Quelle est la marge de manœuvre dont vous disposez pour imposer la création des instances de consultation publique?
La consultation est l’une des structures de la médiation. Notre ministère avec celui de l’Intérieur, organise des rencontres régionales avec les instances de consultation et les régions. Outre les consultations, nous dispensons des formations. Nous avons constaté qu’il fallait déployer de grands efforts en matière de création des instances de consultation, de leur activation et du suivi de leur action. La direction des collectivités territoriales a édité un guide important relatif à la consultation publique.
Réforme de la loi de la bienfaisance publique
La réforme de la loi portant sur la générosité publique devra permettre l’adaptation aux changements numériques au niveau de la collecte des dons. Elle s’assigne pour objectifs de combler les lacunes en matière de répartition des dons et d’instaurer les règles garantissant la transparence pour que les fonds collectés puissent bénéficier aux personnes cibles sur la base d’une comptabilité financière. La nouvelle loi va renforcer les dispositions de sécurité au niveau de la distribution. Il s’agit de tout un système de protection des données personnelles des bénéficiaires de la bienfaisance publique. On vise aussi le renforcement des dispositions interdisant son exploitation à des fins partisanes, politiques ou électorales.
Cinq mécanismes pour cinq projets
Mustapha El Khalfi mise sur cinq mécanismes pour la concrétisation de cinq projets visant la promotion de la société civile. Le premier a trait à la démocratie participative (les pétitions et les motions ainsi que les mécanismes de consultation publique au niveau des associations) qui est un axe complémentaire de la démocratie représentative. C’est ainsi que le programme d’activation de la démocratie participative a été lancé pour renforcer les compétences des associations en matière de présentation des pétitions et motions législatives.
Le deuxième programme a trait au rôle des associations en matière de sécurité sociale. L’objectif est de booster les associations pour qu’elles soient un acteur principal dans la lutte contre la criminalité de tout genre en les encourageant à assumer leur rôle en la matière.

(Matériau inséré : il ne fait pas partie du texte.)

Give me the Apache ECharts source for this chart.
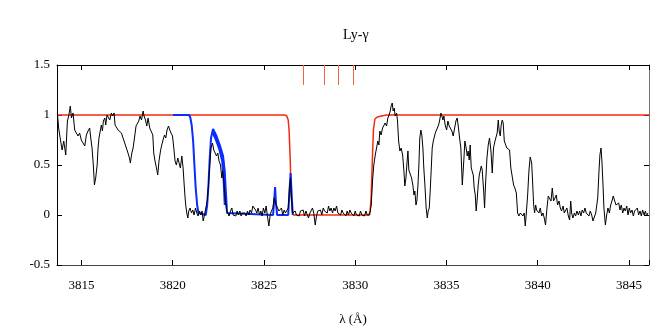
<!DOCTYPE html>
<html>
<head>
<meta charset="utf-8">
<script src="https://cdn.jsdelivr.net/npm/echarts@6/dist/echarts.min.js"></script>
<style>
html, body { margin: 0; padding: 0; background: #fff; }
#chart { width: 664px; height: 332px; }
</style>
</head>
<body>
<div id="chart"></div>
<script>
// wavelength range of the plot (Angstrom)
const lambdaMin = 3813.66;
const lambdaMax = 3846.1;

// observed spectrum, [wavelength, normalised flux]
const flux = [
  [3813.68,1.02],[3813.75,0.87],[3813.86,0.74],[3813.94,0.65],[3814.03,0.74],[3814.14,0.60],[3814.23,0.94],[3814.30,0.99],
  [3814.39,1.09],[3814.45,0.97],[3814.54,1.02],[3814.63,0.85],[3814.72,0.87],[3814.81,0.79],[3814.90,0.82],[3814.99,0.75],
  [3815.09,0.77],[3815.18,0.69],[3815.27,0.80],[3815.36,0.84],[3815.45,0.87],[3815.51,0.77],[3815.58,0.67],[3815.65,0.50],
  [3815.71,0.30],[3815.78,0.37],[3815.86,0.50],[3815.91,0.67],[3815.96,0.77],[3816.04,0.85],[3816.09,0.90],[3816.15,0.84],
  [3816.20,0.94],[3816.28,0.97],[3816.33,0.90],[3816.40,1.00],[3816.49,0.99],[3816.55,0.95],[3816.64,1.02],[3816.71,0.99],
  [3816.79,1.02],[3816.84,0.90],[3816.92,0.89],[3817.01,0.85],[3817.10,0.84],[3817.19,0.82],[3817.28,0.77],[3817.37,0.72],
  [3817.46,0.74],[3817.55,0.62],[3817.63,0.57],[3817.68,0.52],[3817.76,0.62],[3817.83,0.67],[3817.92,0.79],[3817.99,0.89],
  [3818.07,0.87],[3818.14,0.94],[3818.21,0.99],[3818.29,0.95],[3818.38,1.04],[3818.43,0.99],[3818.51,0.95],[3818.58,0.89],
  [3818.65,0.97],[3818.74,0.87],[3818.83,0.89],[3818.91,0.80],[3818.96,0.62],
  [3819.02,0.55],[3819.11,0.47],[3819.18,0.40],[3819.25,0.54],[3819.33,0.64],[3819.40,0.70],[3819.47,0.75],[3819.55,0.80],
  [3819.62,0.77],[3819.69,0.85],[3819.77,0.89],[3819.84,0.85],[3819.91,0.82],[3819.99,0.79],[3820.06,0.67],[3820.13,0.54],
  [3820.20,0.50],[3820.28,0.57],[3820.35,0.52],[3820.42,0.47],[3820.50,0.59],[3820.57,0.47],[3820.63,0.30],[3820.68,0.17],
  [3820.72,0.09],[3820.77,0.02],[3820.83,-0.03],[3820.88,0.04],[3820.95,0.07],[3821.03,0.02],[3821.10,0.05],[3821.17,0.00],
  [3821.25,0.07],[3821.32,0.02],[3821.39,-0.01],[3821.47,0.04],[3821.54,0.00],[3821.61,0.04],[3821.67,-0.06],[3821.74,0.00],
  [3821.81,0.02],[3821.89,0.14],[3821.96,0.30],[3822.03,0.50],[3822.10,0.67],[3822.18,0.72],[3822.25,0.65],[3822.32,0.64],
  [3822.40,0.59],[3822.47,0.62],[3822.54,0.54],[3822.62,0.50],[3822.69,0.37],[3822.74,0.44],[3822.80,0.34],[3822.87,0.17],
  [3822.95,0.05],[3823.02,0.04],[3823.09,-0.01],[3823.17,0.04],[3823.24,0.07],[3823.31,0.00],[3823.38,0.02],[3823.46,-0.01],
  [3823.53,0.04],[3823.60,0.00],[3823.68,0.04],[3823.75,-0.01],[3823.82,0.02],[3823.90,0.02],
  [3823.95,0.02],[3824.02,-0.01],[3824.10,0.04],[3824.17,0.00],[3824.24,0.05],[3824.32,0.02],[3824.39,0.09],[3824.46,0.10],
  [3824.54,0.05],[3824.61,0.02],[3824.68,0.07],[3824.76,0.00],[3824.83,0.04],[3824.90,-0.01],[3824.97,0.07],[3825.05,0.02],
  [3825.12,0.09],[3825.19,-0.01],[3825.27,-0.11],[3825.34,0.00],[3825.41,0.04],[3825.49,0.07],[3825.56,0.17],[3825.61,0.15],
  [3825.67,0.10],[3825.74,0.09],[3825.82,0.04],[3825.89,0.02],[3825.96,0.07],[3826.03,0.00],[3826.11,0.05],[3826.18,0.02],
  [3826.25,0.00],[3826.33,0.07],[3826.40,0.27],[3826.46,0.37],[3826.51,0.17],[3826.57,0.02],[3826.64,0.00],[3826.71,0.04],
  [3826.78,0.00],[3826.86,0.02],[3826.93,-0.01],[3827.00,0.04],[3827.08,0.02],[3827.15,0.05],[3827.22,-0.01],[3827.30,0.04],
  [3827.37,0.02],[3827.44,-0.03],[3827.52,0.02],[3827.59,0.00],[3827.66,0.07],[3827.73,0.02],[3827.81,-0.10],[3827.88,-0.01],
  [3827.95,0.04],[3828.03,0.02],[3828.10,0.05],[3828.17,0.00],[3828.25,0.07],[3828.32,0.04],[3828.39,0.05],[3828.47,0.02],
  [3828.54,0.09],[3828.61,0.04],[3828.68,0.07],[3828.76,0.02],[3828.83,0.07],[3828.90,0.04],[3828.98,0.09],[3829.05,0.02],
  [3829.12,0.04],[3829.20,0.00],[3829.27,0.05],[3829.34,0.02],[3829.42,0.04],[3829.49,-0.01],[3829.56,0.04],[3829.63,0.00],
  [3829.71,0.05],[3829.78,0.02],[3829.85,0.04],[3829.93,-0.01],[3830.00,0.04],[3830.07,0.00],[3830.15,0.02],[3830.22,-0.01],
  [3830.29,0.04],[3830.37,0.00],[3830.44,0.02],[3830.51,-0.01],[3830.59,0.04],[3830.66,0.00],[3830.73,0.02],
  [3830.79,0.00],[3830.88,0.10],[3830.95,0.34],[3831.02,0.50],[3831.10,0.60],[3831.17,0.67],[3831.24,0.74],[3831.30,0.70],
  [3831.35,0.84],[3831.42,0.80],[3831.50,0.87],[3831.57,0.85],[3831.64,0.92],[3831.72,0.89],[3831.79,0.97],[3831.86,1.00],
  [3831.92,1.04],[3831.97,1.09],[3832.03,1.12],[3832.08,1.04],[3832.14,1.07],[3832.19,0.99],[3832.27,1.02],[3832.32,0.94],
  [3832.38,0.74],[3832.45,0.64],[3832.52,0.67],[3832.60,0.60],[3832.67,0.44],[3832.72,0.29],[3832.78,0.37],[3832.83,0.50],
  [3832.89,0.64],[3832.94,0.45],[3833.01,0.47],[3833.09,0.37],[3833.16,0.30],[3833.22,0.20],[3833.27,0.24],[3833.33,0.10],
  [3833.38,0.14],[3833.44,0.30],[3833.49,0.50],[3833.54,0.77],[3833.60,0.85],[3833.65,0.80],[3833.71,0.67],[3833.76,0.47],
  [3833.82,0.30],[3833.89,0.07],[3833.95,-0.03],[3834.00,0.04],[3834.06,0.07],[3834.11,0.24],[3834.17,0.47],[3834.22,0.67],
  [3834.28,0.74],[3834.33,0.75],[3834.39,0.82],[3834.46,0.80],[3834.49,0.84],[3834.57,0.90],[3834.62,0.94],[3834.70,1.02],
  [3834.75,0.99],[3834.81,0.95],[3834.86,0.99],[3834.93,0.90],[3835.01,0.85],[3835.08,0.94],[3835.15,0.89],[3835.23,0.90],
  [3835.30,0.84],[3835.37,0.79],[3835.45,0.87],[3835.52,0.94],[3835.59,0.97],[3835.66,0.87],[3835.72,0.77],[3835.79,0.67],
  [3835.87,0.30],
  [3835.96,0.57],[3836.01,0.74],[3836.08,0.67],[3836.14,0.59],[3836.19,0.64],[3836.25,0.55],[3836.30,0.70],[3836.36,0.47],
  [3836.41,0.49],[3836.47,0.40],[3836.52,0.27],[3836.58,0.20],[3836.63,0.04],[3836.69,0.17],[3836.74,0.30],[3836.80,0.40],
  [3836.85,0.39],[3836.91,0.49],[3836.96,0.45],[3837.04,0.24],[3837.09,0.07],[3837.14,0.30],[3837.22,0.57],[3837.29,0.70],
  [3837.36,0.77],[3837.44,0.64],[3837.51,0.42],[3837.58,0.67],[3837.66,0.74],[3837.73,0.75],[3837.78,0.82],[3837.84,0.95],
  [3837.89,0.84],[3837.95,0.79],[3838.00,0.90],[3838.06,0.95],[3838.11,0.92],[3838.17,0.74],[3838.24,0.75],[3838.31,0.67],
  [3838.39,0.65],[3838.46,0.65],[3838.53,0.47],[3838.61,0.45],[3838.68,0.30],[3838.75,0.27],[3838.83,0.22],[3838.90,0.02],
  [3838.97,-0.01],[3839.05,0.02],[3839.12,0.04],[3839.19,-0.01],[3839.26,0.02],[3839.32,-0.11],[3839.37,0.00],[3839.45,0.20],
  [3839.52,0.44],[3839.59,0.58],[3839.67,0.52],[3839.72,0.34],[3839.78,0.10],[3839.83,0.02],[3839.89,0.10],[3839.94,0.05],
  [3839.99,0.07],[3840.07,0.02],[3840.14,0.07],[3840.22,-0.01],[3840.29,0.02],[3840.36,-0.03],[3840.43,-0.10],[3840.51,0.07],
  [3840.58,0.19],[3840.65,0.20],[3840.73,0.14],[3840.80,0.27],[3840.87,0.14],
  [3840.95,0.17],[3841.02,0.20],[3841.09,0.10],[3841.17,0.14],[3841.24,0.07],[3841.31,0.04],[3841.39,0.09],[3841.46,0.02],
  [3841.53,0.00],[3841.60,0.07],[3841.68,-0.01],[3841.75,-0.05],[3841.81,0.14],[3841.86,0.02],[3841.93,-0.03],[3842.01,0.02],
  [3842.08,-0.01],[3842.15,0.04],[3842.23,0.00],[3842.30,0.04],[3842.37,-0.01],[3842.44,0.05],[3842.52,0.02],[3842.59,0.07],
  [3842.66,0.02],[3842.74,0.04],[3842.81,-0.01],[3842.88,0.04],[3842.96,0.00],[3843.03,-0.06],[3843.10,-0.08],[3843.18,0.02],
  [3843.23,0.00],[3843.29,0.17],[3843.36,0.44],[3843.41,0.60],[3843.47,0.67],[3843.52,0.54],[3843.58,0.30],[3843.63,0.07],
  [3843.71,-0.10],[3843.78,0.00],[3843.85,0.07],[3843.93,0.02],[3844.00,0.10],[3844.07,0.14],[3844.14,0.19],[3844.22,0.17],
  [3844.29,0.10],[3844.36,0.09],[3844.44,0.12],[3844.51,0.05],[3844.58,0.10],[3844.66,0.02],[3844.73,0.07],[3844.80,0.04],
  [3844.88,0.09],[3844.95,0.00],[3845.02,0.07],[3845.09,0.02],[3845.17,0.05],[3845.24,-0.01],[3845.31,0.04],[3845.39,0.02],
  [3845.46,0.07],[3845.53,0.00],[3845.61,0.04],[3845.68,-0.01],[3845.75,0.05],[3845.83,0.00],[3845.90,0.04],[3845.97,-0.01],
  [3846.04,0.02]
];

// Ly-gamma model (red)
const redModel = [
  [3813.66,1],[3826.14,1],[3826.25,0.99],[3826.33,0.95],[3826.38,0.84],[3826.44,0.55],[3826.49,0.22],[3826.55,0.04],
  [3826.62,0],[3830.75,0],[3830.82,0.04],[3830.88,0.2],[3830.94,0.55],[3831.00,0.85],[3831.08,0.96],[3831.21,0.98],
  [3831.44,0.99],[3831.72,1],[3846.1,1]
];

// second model (blue)
const blueModel = [
  [3820.02,1],[3820.9,1],[3820.97,0.97],[3821.04,0.90],[3821.12,0.74],[3821.19,0.50],[3821.26,0.27],[3821.34,0.10],
  [3821.41,0.02],[3821.48,0],[3821.81,0],[3821.89,0.10],[3821.96,0.30],[3822.03,0.57],[3822.10,0.77],[3822.21,0.86],
  [3822.40,0.79],[3822.58,0.70],[3822.76,0.59],[3822.85,0.44],[3822.91,0.24],[3822.98,0.02],[3823.05,0],[3825.50,0],
  [3825.56,0.14],[3825.61,0.28],[3825.66,0.12],[3825.72,0],[3826.33,0],[3826.40,0.24],[3826.46,0.42],[3826.52,0.2],
  [3826.58,0]
];
const blueModelLow = [
  [3822.20,0.83],[3822.40,0.75],[3822.58,0.66],[3822.74,0.54],[3822.82,0.34],[3822.88,0.10]
];

// absorption line positions marked at the top
const lineCentres = [3827.15, 3828.28, 3829.07, 3829.89];
const markBottom = 1.3;
const markTop = 1.5;

const font = 'Liberation Serif';
const redColor = '#f42a10';
const blueColor = '#0a2cff';

let myChart = echarts.init(document.getElementById('chart'));

const tickStyle = { inside: true, length: 5, lineStyle: { color: '#000' } };

const option = {
  animation: false,
  title: {
    text: 'Ly-γ',
    left: 338,
    top: 23,
    textStyle: { fontFamily: font, fontSize: 14, fontWeight: 'normal', color: '#000' }
  },
  grid: { left: 57, top: 65, width: 592, height: 200 },
  xAxis: [
    {
      type: 'value',
      min: lambdaMin,
      max: lambdaMax,
      splitNumber: 6,
      name: 'λ (Å)',
      nameLocation: 'middle',
      nameGap: 48,
      nameTextStyle: { fontFamily: font, fontSize: 13, color: '#000' },
      axisLine: { onZero: false, lineStyle: { color: '#444' } },
      axisTick: tickStyle,
      splitLine: { show: false },
      axisLabel: {
        fontFamily: font, fontSize: 13, color: '#000', margin: 14,
        formatter: v => (Math.abs(v % 5) < 1e-6 ? String(v) : '')
      }
    },
    {
      type: 'value',
      position: 'top',
      min: lambdaMin,
      max: lambdaMax,
      splitNumber: 6,
      axisLine: { onZero: false, lineStyle: { color: '#000' } },
      axisTick: tickStyle,
      splitLine: { show: false },
      axisLabel: { show: false }
    }
  ],
  yAxis: [
    {
      type: 'value',
      min: -0.5,
      max: 1.5,
      interval: 0.5,
      axisLine: { show: true, onZero: false, lineStyle: { color: '#000' } },
      axisTick: tickStyle,
      splitLine: { show: false },
      axisLabel: { fontFamily: font, fontSize: 13, color: '#000', margin: 7 }
    },
    {
      type: 'value',
      position: 'right',
      min: -0.5,
      max: 1.5,
      interval: 0.5,
      axisLine: { show: true, onZero: false, lineStyle: { color: '#777' } },
      axisTick: tickStyle,
      splitLine: { show: false },
      axisLabel: { show: false }
    }
  ],
  series: [
    {
      name: 'red',
      type: 'line',
      data: redModel,
      showSymbol: false,
      lineStyle: { color: redColor, width: 1.5 },
      markLine: {
        silent: true,
        symbol: 'none',
        label: { show: false },
        lineStyle: { color: '#f86048', width: 1, type: 'solid' },
        data: lineCentres.map(x => [{ coord: [x, markBottom] }, { coord: [x, markTop] }])
      }
    },
    {
      name: 'blue',
      type: 'line',
      data: blueModel,
      showSymbol: false,
      lineStyle: { color: blueColor, width: 2 }
    },
    {
      name: 'blueLow',
      type: 'line',
      data: blueModelLow,
      showSymbol: false,
      lineStyle: { color: blueColor, width: 3 }
    },
    {
      name: 'spectrum',
      type: 'line',
      data: flux,
      showSymbol: false,
      lineStyle: { color: '#000', width: 1 }
    }
  ]
};

myChart.setOption(option);
</script>
</body>
</html>
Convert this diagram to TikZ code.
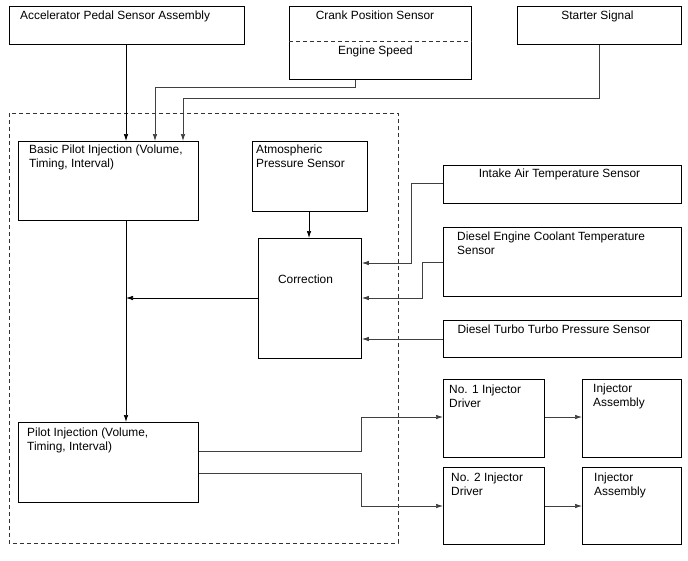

Le troisième projet est relatif au modèle de développement : comment produire la richesse et la distribuer ? La société civile est, en effet, un levier pour le modèle de développement. Il s’avère nécessaire de renforcer son rôle en matière de suivi et d’évaluation de l’impact des politiques publiques relatives à la production de la richesse et sa distribution comme, à titre d’exemple, le programme de lutte contre les disparités sociales et spatiales. Les associations doivent non seulement évaluer les politiques publiques, mais aussi être une force de propositions. Sur le plan local et régional, elles doivent formuler des propositions dans le cadre des plans de développement. Elles peuvent jouer un rôle important en matière de respect des délais d’exécution des projets prévus dans les programmes d’investissement public sur le plan régional. Ce qui pourrait donner un véritable coup de fouet à la médiation.
Le quatrième projet porte sur le renforcement des capacités des acteurs associatifs en matière de plaidoyer autour de la cause nationale. L’investissement dans l’acteur associatif est une nécessité dictée par l’évolution de la société civile et la diversité des tribunes à l’échelle internationale permettant le plaidoyer autour de cette cause.
Le cinquième est relatif au défi de la transformation digitale. Les associations sont appelées à s’adapter tant au niveau de leurs méthodes de travail que des techniques utilisées à l’air du temps pour la formulation des projets, les formations, la collecte des financements…La révolution numérique permet de grandes opportunités pour l’action associative.